We are in a prototype phase in June, but we hope that we will have a well-functioning service by the time of the conference, because we are working only with open-source software elements; our technological readiness level is already very high. The novelty of our process is that we are trying to further develop and integrate a few open-source technology items into a technologically and financially sustainable data-as-service and even research-as-service solutions.

We decided to take a new, modern approach to the ‘data observatory’ concept, and modernize it with the application of 21st century data and metadata standards, the new results of reproducible research and data science. See 5. Service Design and Business Case Development

1.2 Research Automation

  1. Our curators help finding the best available information source. This is often open data, which is not equal to public data. Open data is a governmental or scientific data source which you can legally access. It is almost never available for direct download and requires much processing. You could probably do this in Excel -– if the data were not in various sql, pdf, sav, csv, tsv, xls and various other file formats.

  2. We process the data: Yes, anybody can convert from millions of euros to euros in a spreadsheet, tons to kilograms, maybe even ounces to grams, but many unit conversions are error-prone if done by humans. Not everybody can make valid currency translations (When do I use year-end USD/EUR rate? Today’s EUR/GBP? Or GBP/EUR? Annual average rate?) We do this processing in a way that conforms to the tidy data definition, which allows easy integration, joining, and importing of data into your database. While the unit conversions can be automated in Excel or PowerBI, the data tidying requires a more programatic approach.

  3. Quality control: Our data goes through dozens of computer logical checks (Do assets and liabilities match? Do dollar and euro amounts lead to the same result?) Our algorithms go through automated and human statistical peer-review, and are open to your experts for checking, because transparency and openness allow for the best quality control. This unit testing is not really possible in Excel or Power BI, not to mention the senior supervision of such tasks. To maintain data integrity, we place an authoritative copy with a digital object identifier in the Zenodo scientific data repository. We place both our algorithms and our methods into peer-reviewed scientific publications, and our data products are checked and improved by competent experts in the field.

  4. We produce the data and its visualization in easy to reuse, machine-readable, platform-independent formats. Just like that, csv, json, jpg, png, doxc, epub, pdf, pptx, odt, sav, you name it, we do it.

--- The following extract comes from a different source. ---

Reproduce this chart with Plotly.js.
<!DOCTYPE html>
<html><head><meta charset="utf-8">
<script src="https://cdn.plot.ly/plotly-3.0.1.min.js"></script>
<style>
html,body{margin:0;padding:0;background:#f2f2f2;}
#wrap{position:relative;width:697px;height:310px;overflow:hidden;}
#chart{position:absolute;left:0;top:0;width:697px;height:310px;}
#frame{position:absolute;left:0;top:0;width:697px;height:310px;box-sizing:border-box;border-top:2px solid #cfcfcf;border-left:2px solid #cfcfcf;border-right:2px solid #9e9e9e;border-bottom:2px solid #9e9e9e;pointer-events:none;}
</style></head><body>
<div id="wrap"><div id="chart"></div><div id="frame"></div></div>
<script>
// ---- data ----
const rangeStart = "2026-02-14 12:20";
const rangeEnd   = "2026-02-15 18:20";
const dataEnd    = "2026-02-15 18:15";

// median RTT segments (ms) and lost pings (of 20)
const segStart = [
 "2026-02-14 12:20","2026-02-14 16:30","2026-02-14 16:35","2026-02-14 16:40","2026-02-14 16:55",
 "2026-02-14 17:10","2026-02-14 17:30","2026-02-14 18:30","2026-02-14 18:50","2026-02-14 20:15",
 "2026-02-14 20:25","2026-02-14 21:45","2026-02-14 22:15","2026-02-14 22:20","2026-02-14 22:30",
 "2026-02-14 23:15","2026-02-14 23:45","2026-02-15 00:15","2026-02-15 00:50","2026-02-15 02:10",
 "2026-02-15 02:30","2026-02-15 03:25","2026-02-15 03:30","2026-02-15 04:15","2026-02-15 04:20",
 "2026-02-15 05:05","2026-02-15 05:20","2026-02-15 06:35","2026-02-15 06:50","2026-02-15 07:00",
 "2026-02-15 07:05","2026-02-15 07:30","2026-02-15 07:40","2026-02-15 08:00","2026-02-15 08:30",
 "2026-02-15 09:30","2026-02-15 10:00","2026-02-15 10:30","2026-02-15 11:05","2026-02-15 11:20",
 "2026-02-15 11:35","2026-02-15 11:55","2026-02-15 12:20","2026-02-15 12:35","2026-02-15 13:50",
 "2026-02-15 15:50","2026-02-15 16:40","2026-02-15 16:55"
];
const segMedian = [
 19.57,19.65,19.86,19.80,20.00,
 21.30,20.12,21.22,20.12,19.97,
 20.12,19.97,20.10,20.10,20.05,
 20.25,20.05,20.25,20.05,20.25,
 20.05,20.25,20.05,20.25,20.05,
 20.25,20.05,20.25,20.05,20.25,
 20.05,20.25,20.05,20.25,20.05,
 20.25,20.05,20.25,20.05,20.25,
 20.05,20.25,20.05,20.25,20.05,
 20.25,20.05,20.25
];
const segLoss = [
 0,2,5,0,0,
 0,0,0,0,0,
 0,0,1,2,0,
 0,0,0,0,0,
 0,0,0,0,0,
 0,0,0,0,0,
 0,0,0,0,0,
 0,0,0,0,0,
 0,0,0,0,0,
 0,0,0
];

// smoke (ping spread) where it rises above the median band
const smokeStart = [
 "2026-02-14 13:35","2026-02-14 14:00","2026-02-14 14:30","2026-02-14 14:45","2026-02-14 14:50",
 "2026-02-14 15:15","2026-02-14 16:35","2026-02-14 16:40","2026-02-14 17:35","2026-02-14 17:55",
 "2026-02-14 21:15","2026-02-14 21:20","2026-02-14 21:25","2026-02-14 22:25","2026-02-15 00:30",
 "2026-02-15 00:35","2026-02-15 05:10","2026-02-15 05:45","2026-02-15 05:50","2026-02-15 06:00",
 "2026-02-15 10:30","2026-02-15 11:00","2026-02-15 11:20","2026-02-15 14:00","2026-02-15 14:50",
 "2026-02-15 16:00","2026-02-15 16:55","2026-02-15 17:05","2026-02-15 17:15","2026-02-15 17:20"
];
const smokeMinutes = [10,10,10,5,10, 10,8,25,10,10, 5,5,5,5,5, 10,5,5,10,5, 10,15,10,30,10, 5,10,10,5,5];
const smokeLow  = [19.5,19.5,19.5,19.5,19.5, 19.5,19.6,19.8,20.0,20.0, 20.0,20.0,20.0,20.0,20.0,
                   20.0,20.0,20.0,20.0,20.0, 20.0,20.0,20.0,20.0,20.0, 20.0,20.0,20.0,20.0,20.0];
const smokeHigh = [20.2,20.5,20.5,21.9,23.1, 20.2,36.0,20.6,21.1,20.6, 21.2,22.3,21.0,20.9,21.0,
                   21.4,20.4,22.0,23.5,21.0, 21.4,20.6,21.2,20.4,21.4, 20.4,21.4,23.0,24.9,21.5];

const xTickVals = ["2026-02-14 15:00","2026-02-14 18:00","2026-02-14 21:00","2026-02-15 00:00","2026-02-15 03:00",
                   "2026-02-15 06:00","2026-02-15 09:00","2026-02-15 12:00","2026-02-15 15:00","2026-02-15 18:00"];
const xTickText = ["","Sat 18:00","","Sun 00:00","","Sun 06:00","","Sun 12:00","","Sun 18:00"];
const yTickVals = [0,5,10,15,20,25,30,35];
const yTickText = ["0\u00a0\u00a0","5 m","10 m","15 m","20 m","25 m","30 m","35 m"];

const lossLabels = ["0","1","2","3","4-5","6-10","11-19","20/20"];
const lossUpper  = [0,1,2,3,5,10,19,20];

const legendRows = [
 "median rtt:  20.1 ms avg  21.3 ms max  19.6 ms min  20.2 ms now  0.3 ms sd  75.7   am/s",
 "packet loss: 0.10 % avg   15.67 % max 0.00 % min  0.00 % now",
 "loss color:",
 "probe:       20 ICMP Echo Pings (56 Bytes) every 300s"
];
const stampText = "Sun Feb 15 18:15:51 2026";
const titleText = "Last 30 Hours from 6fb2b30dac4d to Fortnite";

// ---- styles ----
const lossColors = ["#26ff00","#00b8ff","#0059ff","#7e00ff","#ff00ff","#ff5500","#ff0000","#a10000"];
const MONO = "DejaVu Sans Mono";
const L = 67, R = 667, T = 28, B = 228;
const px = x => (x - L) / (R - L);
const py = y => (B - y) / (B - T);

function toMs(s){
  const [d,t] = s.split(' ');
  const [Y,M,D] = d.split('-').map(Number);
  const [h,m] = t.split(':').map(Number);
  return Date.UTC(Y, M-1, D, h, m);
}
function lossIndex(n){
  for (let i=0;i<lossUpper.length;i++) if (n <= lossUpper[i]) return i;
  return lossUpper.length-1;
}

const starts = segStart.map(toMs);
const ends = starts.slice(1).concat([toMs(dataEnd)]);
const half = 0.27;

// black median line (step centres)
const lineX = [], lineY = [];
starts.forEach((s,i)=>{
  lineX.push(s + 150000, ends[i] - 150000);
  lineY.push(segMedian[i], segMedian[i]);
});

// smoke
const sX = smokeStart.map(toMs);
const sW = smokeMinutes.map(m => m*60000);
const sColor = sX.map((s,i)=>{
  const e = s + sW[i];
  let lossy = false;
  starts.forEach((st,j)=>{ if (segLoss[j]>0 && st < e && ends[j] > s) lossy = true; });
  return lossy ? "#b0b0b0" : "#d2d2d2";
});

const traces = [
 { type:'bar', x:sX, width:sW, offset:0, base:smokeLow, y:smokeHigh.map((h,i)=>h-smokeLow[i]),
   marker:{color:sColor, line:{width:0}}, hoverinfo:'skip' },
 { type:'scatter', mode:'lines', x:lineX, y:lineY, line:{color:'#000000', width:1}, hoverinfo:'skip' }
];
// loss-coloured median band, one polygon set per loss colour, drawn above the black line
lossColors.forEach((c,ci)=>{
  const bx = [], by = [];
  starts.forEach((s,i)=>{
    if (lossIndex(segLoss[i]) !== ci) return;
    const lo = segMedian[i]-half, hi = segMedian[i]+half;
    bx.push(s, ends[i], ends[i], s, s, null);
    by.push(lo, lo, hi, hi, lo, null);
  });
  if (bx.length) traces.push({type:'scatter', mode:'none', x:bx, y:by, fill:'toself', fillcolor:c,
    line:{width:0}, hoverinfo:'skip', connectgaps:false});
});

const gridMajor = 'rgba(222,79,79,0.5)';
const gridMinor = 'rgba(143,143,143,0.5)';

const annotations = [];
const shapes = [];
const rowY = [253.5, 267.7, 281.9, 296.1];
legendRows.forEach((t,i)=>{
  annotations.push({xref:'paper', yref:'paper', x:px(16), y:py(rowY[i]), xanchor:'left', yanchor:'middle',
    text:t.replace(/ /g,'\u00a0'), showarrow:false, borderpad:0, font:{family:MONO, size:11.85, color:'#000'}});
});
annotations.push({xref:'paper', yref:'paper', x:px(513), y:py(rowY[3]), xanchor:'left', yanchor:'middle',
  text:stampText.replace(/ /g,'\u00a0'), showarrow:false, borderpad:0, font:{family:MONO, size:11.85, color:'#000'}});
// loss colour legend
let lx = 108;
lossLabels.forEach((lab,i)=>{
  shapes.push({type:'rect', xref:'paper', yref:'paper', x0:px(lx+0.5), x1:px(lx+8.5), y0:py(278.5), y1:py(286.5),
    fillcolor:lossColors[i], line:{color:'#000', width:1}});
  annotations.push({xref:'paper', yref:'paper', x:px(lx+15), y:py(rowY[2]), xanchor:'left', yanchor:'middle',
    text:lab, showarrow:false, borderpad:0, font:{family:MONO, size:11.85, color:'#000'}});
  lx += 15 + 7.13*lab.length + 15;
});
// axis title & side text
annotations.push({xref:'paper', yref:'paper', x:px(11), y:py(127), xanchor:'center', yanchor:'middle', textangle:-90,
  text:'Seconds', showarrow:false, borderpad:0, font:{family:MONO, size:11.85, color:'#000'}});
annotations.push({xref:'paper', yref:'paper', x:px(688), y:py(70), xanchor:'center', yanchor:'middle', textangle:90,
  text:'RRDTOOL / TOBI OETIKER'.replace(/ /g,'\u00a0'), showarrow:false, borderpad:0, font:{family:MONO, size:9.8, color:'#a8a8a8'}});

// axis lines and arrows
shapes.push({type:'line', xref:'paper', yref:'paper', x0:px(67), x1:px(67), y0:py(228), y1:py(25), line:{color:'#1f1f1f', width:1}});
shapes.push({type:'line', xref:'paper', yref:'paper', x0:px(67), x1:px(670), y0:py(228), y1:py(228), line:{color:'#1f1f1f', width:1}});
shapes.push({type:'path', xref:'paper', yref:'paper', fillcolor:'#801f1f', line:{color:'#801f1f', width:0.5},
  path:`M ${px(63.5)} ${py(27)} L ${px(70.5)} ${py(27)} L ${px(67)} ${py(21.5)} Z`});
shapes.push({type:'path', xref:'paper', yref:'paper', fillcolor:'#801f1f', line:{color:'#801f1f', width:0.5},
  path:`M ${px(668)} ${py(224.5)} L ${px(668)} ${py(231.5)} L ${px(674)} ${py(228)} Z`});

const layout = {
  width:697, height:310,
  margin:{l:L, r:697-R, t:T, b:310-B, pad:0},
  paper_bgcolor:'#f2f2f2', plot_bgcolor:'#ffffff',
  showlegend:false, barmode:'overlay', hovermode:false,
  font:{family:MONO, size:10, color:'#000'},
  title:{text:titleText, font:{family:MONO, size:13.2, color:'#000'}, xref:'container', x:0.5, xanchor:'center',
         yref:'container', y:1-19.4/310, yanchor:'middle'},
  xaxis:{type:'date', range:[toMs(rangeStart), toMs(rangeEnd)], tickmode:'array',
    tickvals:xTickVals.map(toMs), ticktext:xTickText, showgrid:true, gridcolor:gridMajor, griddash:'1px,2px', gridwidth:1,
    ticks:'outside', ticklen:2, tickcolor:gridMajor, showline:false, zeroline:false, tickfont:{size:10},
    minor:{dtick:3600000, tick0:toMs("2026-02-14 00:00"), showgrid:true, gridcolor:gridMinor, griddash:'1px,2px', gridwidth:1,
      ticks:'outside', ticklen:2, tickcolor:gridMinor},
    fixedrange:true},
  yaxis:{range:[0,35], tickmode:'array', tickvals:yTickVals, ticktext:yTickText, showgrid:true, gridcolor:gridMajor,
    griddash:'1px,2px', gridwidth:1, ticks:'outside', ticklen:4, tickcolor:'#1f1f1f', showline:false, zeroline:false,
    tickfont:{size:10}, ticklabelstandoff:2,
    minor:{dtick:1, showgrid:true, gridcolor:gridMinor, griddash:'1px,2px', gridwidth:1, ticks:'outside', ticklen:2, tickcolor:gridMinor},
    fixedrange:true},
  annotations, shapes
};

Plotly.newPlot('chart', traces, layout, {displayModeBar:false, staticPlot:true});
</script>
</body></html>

Reproducible research is a scientific concept that can be applied to a wide range of professional designations, such as accounting, finance or the legal profession. We are applying this concept to Evidence-based, Open Policy Analysis and Professional Standards in Business, including, for example, reproducible finance in the investment process or reproducible impact assessment in policy consulting. Based on computational reproducibility we believe that the following principles should be followed:

  • Reviewability means that our application’s results can be assessed and judged by our user’s experts, or experts they trust.
  • Reproducibility means that we provide data products and tools that allow the exact duplication of our results during assessments. This ensures that all logical steps can be verified.
  • Confirmability means that using our applications findings leads to the same professional results as other available software and information. Our data products use the open-source statistical programming language R. We provide details about our algorithms and methodology to confirm our results in SPSS or Stata or sometimes even in Excel.
  • Auditability means that our data and software is archived in a way that external auditors can later review, reproduce and confirm our findings. This is a stricter form of data retention than most organizations apply because we do not only archive results step-by-step but all computational steps – as if your colleagues would not only save every step in Excel but also their keystrokes. Read more about this topic here.

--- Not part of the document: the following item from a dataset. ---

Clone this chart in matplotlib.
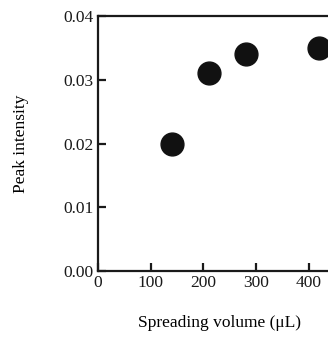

1.2.1 Reproducible Research

Reproducible research is a scientific concept that can be applied to a wide range of professional designations. We are applying this concept to Evidence-based, Open Policy Analysis and Professional Standards in Business, for example, reproducible finance in the investment process or reproducible impact assessment in policy consulting. Based on the computational reproducibility we believe that the following principles should be followed.

  • Reviewability means that we are providing data products and tools that allow the exact duplication of our results during assessments. This ensures that all logical steps can be verified. Reproducibility ensures that there is no lock-in to our applications. You can always choose a different data and software vendor or compare our results with them.

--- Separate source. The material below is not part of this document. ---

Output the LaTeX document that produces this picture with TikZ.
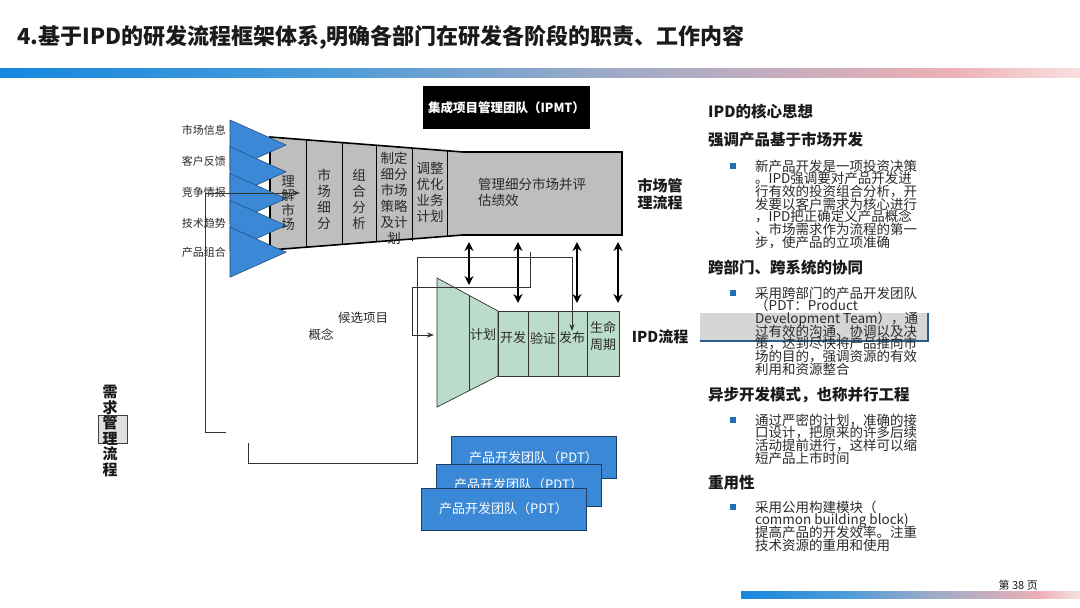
\documentclass[tikz,border=0pt]{standalone}
\usepackage{fontspec}
\setmainfont{Noto Sans CJK SC}
\usetikzlibrary{arrows.meta}
\definecolor{titlec}{HTML}{1A1A1A}
\definecolor{tri}{HTML}{3A88D6}
\definecolor{triline}{HTML}{24507F}
\definecolor{funnel}{HTML}{BEBEBE}
\definecolor{ipdg}{HTML}{BBDCCB}
\definecolor{pdt}{HTML}{3A88D6}
\definecolor{pdtline}{HTML}{1E3F66}
\definecolor{bulletc}{HTML}{1F6FB0}
\definecolor{bodyc}{HTML}{2A2A2A}
\definecolor{graybox}{HTML}{D6D6D6}
\definecolor{blueline}{HTML}{2A5E8E}
\definecolor{gA}{HTML}{1688E0}
\definecolor{gB}{HTML}{4A9BD9}
\definecolor{gC}{HTML}{9AAAC8}
\definecolor{gD}{HTML}{EDB0B5}
\definecolor{gE}{HTML}{F7E0E0}
\pgfdeclarehorizontalshading{gbar}{100bp}{color(0bp)=(gA); color(25bp)=(gA); color(40bp)=(gB); color(52.5bp)=(gC); color(69bp)=(gD); color(75bp)=(gE); color(100bp)=(gE)}
\newcommand\tightlines{\lineskiplimit=-20pt\lineskip=0pt}
\tikzset{
  lbl/.style={font=\fontsize{11}{12}\selectfont, text=bodyc, inner sep=0},
  vtext/.style={align=center, font=\fontsize{13.5}{16}\selectfont\tightlines, text=bodyc, inner sep=0},
  conn/.style={draw=black!80, line width=0.8},
  tip/.style={-{Stealth[length=7pt,width=5pt]}},
  dbl/.style={line width=2.8, {Stealth[length=9pt,width=9pt]}-{Stealth[length=9pt,width=9pt]}},
  ipdbox/.style={fill=ipdg, draw=black!80, line width=0.7},
  pdtbox/.style={fill=pdt, draw=pdtline, line width=0.8, minimum width=165, minimum height=42, text=white, font=\fontsize{13}{14}\selectfont, inner sep=0},
  head/.style={anchor=west, font=\fontsize{15.5}{17}\selectfont\bfseries, text=titlec, inner sep=0},
  body/.style={anchor=north west, align=left, font=\fontsize{13.5}{12.7}\selectfont\tightlines, text=bodyc, inner sep=0},
  bul/.style={fill=bulletc, minimum size=6, inner sep=0},
  big/.style={font=\fontsize{15}{17}\selectfont\bfseries\tightlines, align=center, text=titlec, inner sep=0}
}
\begin{document}
\begin{tikzpicture}[x=1pt,y=-1pt]
\useasboundingbox (0,0) rectangle (1080,608);
\fill[white] (0,0) rectangle (1080,608);

% title and bars
\node[anchor=west, font=\fontsize{22}{24}\selectfont\bfseries, text=titlec, inner sep=0] (title) at (17,37) {4.基于IPD的研发流程框架体系,明确各部门在研发各阶段的职责、工作内容};
\shade[shading=gbar] (0,68) rectangle (1080,77);
\shade[shading=gbar] (741,591) rectangle (1080,598);
\node[anchor=east, font=\fontsize{11}{12}\selectfont, text=titlec, inner sep=0] (page) at (1038,585) {第 38 页};

% IPMT
\node[fill=black, minimum width=167, minimum height=43, text=white, font=\fontsize{12.5}{14}\selectfont\bfseries, inner sep=0] (ipmt) at (506.5,107.5) {集成项目管理团队（IPMT）};

% market funnel
\filldraw[fill=funnel, draw=black, line width=1.6] (270,137) -- (463,152) -- (622,152) -- (622,235) -- (463,235) -- (270,250) -- cycle;
\foreach \x/\a/\b in {306/139.8/247.2, 342/142.6/244.4, 376/145.2/241.8, 412/148/241, 447/150.8/236.2}
  \draw[line width=0.7] (\x,\a) -- (\x,\b);

% input triangles
\foreach \i in {0,...,4} {
  \pgfmathsetmacro\t{120+26.8*\i}
  \filldraw[fill=tri, draw=triline, line width=0.6] (230,\t) -- (286,\t+25) -- (230,\t+50) -- cycle;
}
\node[lbl, anchor=east] (in1) at (226,130) {市场信息};
\node[lbl, anchor=east] (in2) at (226,161) {客户反馈};
\node[lbl, anchor=east] (in3) at (226,192) {竞争情报};
\node[lbl, anchor=east] (in4) at (226,223) {技术趋势};
\node[lbl, anchor=east] (in5) at (226,252) {产品组合};

% funnel column texts
\node[vtext, font=\fontsize{13.5}{14.5}\selectfont\tightlines] (c1) at (288,203) {理\\解\\市\\场};
\node[vtext] (c2) at (324,199) {市\\场\\细\\分};
\node[vtext] (c3) at (359,199) {组\\合\\分\\析};
\node[vtext] (c4) at (394,198) {制定\\细分\\市场\\策略\\及计\\划};
\node[vtext] (c5) at (430,192) {调整\\优化\\业务\\计划};
\node[anchor=north west, align=left, font=\fontsize{13.5}{15.5}\selectfont\tightlines, text=bodyc, inner sep=0] (c6) at (478,178) {管理细分市场并评\\估绩效};
\node[big] (mkt) at (660,194) {市场管\\理流程};

% IPD process
\filldraw[ipdbox] (437,278) -- (498,311) -- (498,376) -- (437,407) -- cycle;
\filldraw[ipdbox] (498,311) rectangle (619,376);
\draw[draw=black!80, line width=0.7] (469,295.3) -- (469,390.7);
\foreach \x in {528,558,587} \draw[draw=black!80, line width=0.7] (\x,311) -- (\x,376);
\node[vtext, font=\fontsize{13}{16}\selectfont] (p1) at (483,335) {计划};
\node[vtext, font=\fontsize{13}{16}\selectfont] (p2) at (513,338) {开发};
\node[vtext, font=\fontsize{13}{16}\selectfont] (p3) at (543,338) {验证};
\node[vtext, font=\fontsize{13}{16}\selectfont] (p4) at (572,338) {发布};
\node[vtext, font=\fontsize{13}{17}\selectfont\tightlines] (p5) at (603,336) {生命\\周期};
\node[big] (ipd) at (660,337) {IPD流程};

% double arrows between market flow and IPD flow
\foreach \x/\b in {469/285, 518/303, 577/303, 618/303}
  \draw[dbl] (\x,242) -- (\x,\b);

% candidate / concept
\node[lbl, font=\fontsize{12.5}{14}\selectfont] (cand) at (363,318) {候选项目};
\node[lbl, font=\fontsize{12.5}{14}\selectfont] (conc) at (321,335) {概念};

% requirement management
\filldraw[fill=black!12, draw=black!75, line width=0.7] (98,415) rectangle (127,443);
\node[vtext, font=\fontsize{15}{15.6}\selectfont\bfseries\tightlines, text=titlec] (req) at (110,431) {需\\求\\管\\理\\流\\程};

% connectors
\coordinate (r1) at (226,432);
\coordinate (r1a) at (205,432);
\coordinate (r1b) at (205,193);
\coordinate (r1e) at (300,193);
\draw[conn, tip] (r1) -- (r1a) -- (r1b) -- (r1e);
\coordinate (r2) at (248,443);
\coordinate (r2a) at (248,463);
\coordinate (r2b) at (417,463);
\coordinate (r2c) at (417,257);
\coordinate (r2d) at (572,257);
\coordinate (r2e) at (572,331);
\draw[conn, tip] (r2) -- (r2a) -- (r2b) -- (r2c) -- (r2d) -- (r2e);
\coordinate (r3) at (530,252);
\coordinate (r3a) at (530,287);
\coordinate (r3b) at (412,287);
\coordinate (r3c) at (412,335);
\coordinate (r3e) at (434,335);
\draw[conn, tip] (r3) -- (r3a) -- (r3b) -- (r3c) -- (r3e);

% PDT boxes
\node[pdtbox] (pdtA) at (533.5,457.5) {产品开发团队（PDT）};
\node[pdtbox] (pdtB) at (518.5,485) {产品开发团队（PDT）};
\node[pdtbox] (pdtC) at (503.5,509) {产品开发团队（PDT）};

% right panel
\fill[graybox] (700,313) rectangle (928,341);
\draw[blueline, line width=1.2] (700,341) -- (928,341) -- (928,313);

\node[head] (h0) at (708,112) {IPD的核心思想};
\node[head] (h1) at (708,140) {强调产品基于市场开发};
\node[bul] (b1) at (733,166) {};
\node[body] (t1) at (755,159.5) {新产品开发是一项投资决策\\。IPD强调要对产品开发进\\行有效的投资组合分析，开\\发要以客户需求为核心进行\\，IPD把正确定义产品概念\\、市场需求作为流程的第一\\步，使产品的立项准确};

\node[head] (h2) at (708,268) {跨部门、跨系统的协同};
\node[bul] (b2) at (733,293) {};
\node[body] (t2) at (755,286.5) {采用跨部门的产品开发团队\\（PDT：Product\\Development Team），通\\过有效的沟通、协调以及决\\策，达到尽快将产品推向市\\场的目的，强调资源的有效\\利用和资源整合};

\node[head] (h3) at (708,395) {异步开发模式，也称并行工程};
\node[bul] (b3) at (733,420) {};
\node[body] (t3) at (755,413.5) {通过严密的计划，准确的接\\口设计，把原来的许多后续\\活动提前进行，这样可以缩\\短产品上市时间};

\node[head] (h4) at (708,483) {重用性};
\node[bul] (b4) at (733,507) {};
\node[body] (t4) at (755,500.5) {采用公用构建模块（\\common building block)\\提高产品的开发效率。注重\\技术资源的重用和使用};
\end{tikzpicture}
\end{document}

  • Reproducibility means that we are providing data products and tools that allow the exact duplication of our results during assessments. This ensures that all logical steps can be verified. Reproducibility ensures that there is no lock-in to our applications. You can always chose a different data and software vendor, or compare our results with them.

  • Confirmability means that using our applications findings leads to the same professional results as other available software and information. Our data products use the open-source statistical programming language R. We provide details about our algorithms and methodology to confirm our results in SPSS or Stata or sometimes even in Excel.

  • Auditability means that our data and software is archived in a way that external auditors can later review, reproduce and confirm our findings. This is a stricter form of data retention that most organizations apply because we do not only archive results step-by-step but all computational steps – as if your colleagues would not only save every step in Excel but also their keystrokes. While auditability is a requirement in accounting, we are extending this approach to all the quantitative work of a professional organization in an advisory or consulting capacity.

  • Reviewable findings: The descriptions of the methods can be independently assessed, and the results judged credible. In our view, this is a fundamental requirement for all professional applications. CEEMID’s music data is used to settle royalty disputes in judicial procedures, or in grant and policy design. We believe that the future European Music Observatory should aim at the same bar, making its data & research products open for challenges in the publicity of science, courts, and professional peers.

  • Replicable findings: We are presenting our findings and provide tools so that our users or auditors or external authorities can duplicate our results.

  • Confirmable findings: The main conclusions of the research can be obtained independently without our software because we describe in detail the algorithms and methodology in supplementary materials. We believe that other organizations, analysts, statisticians must come to the same findings with their own methods and software. This avoids lock-in and allows independent cross-examination.

  • Auditable findings: Sufficient records (including data and software) have been archived so that the research can be defended later if necessary or differences between independent confirmations resolved. The archive might be private, as with traditional laboratory notebooks. See Open collaboration with academia, auditors, and industry.

These computational requirements require a data workflow that relies on further principles.

  • Record retention: all aspects of reproducibility require a high level of standardized documentation. The standardization of documentation requires the use of standardized metadata, metadata structures, taxonomies, vocabularies.

  • Best available information / data universe: the quality of the findings, their confirmation and auditing success will improve with better data and facts used.

  • Data validations: The quality of the findings will greatly depend on the factual inputs. While the reproducible findings may have many problems, inputting erroneous data or faulty information will likely lead to wrong conclusions, and in all cases will make confirmation and auditing impossible. Especially when organizations use large and heterogeneous data sources, even small errors, such as erroneous currency translations or accidental misuse of decimals, units can cause results that will not pass confirmation or auditing.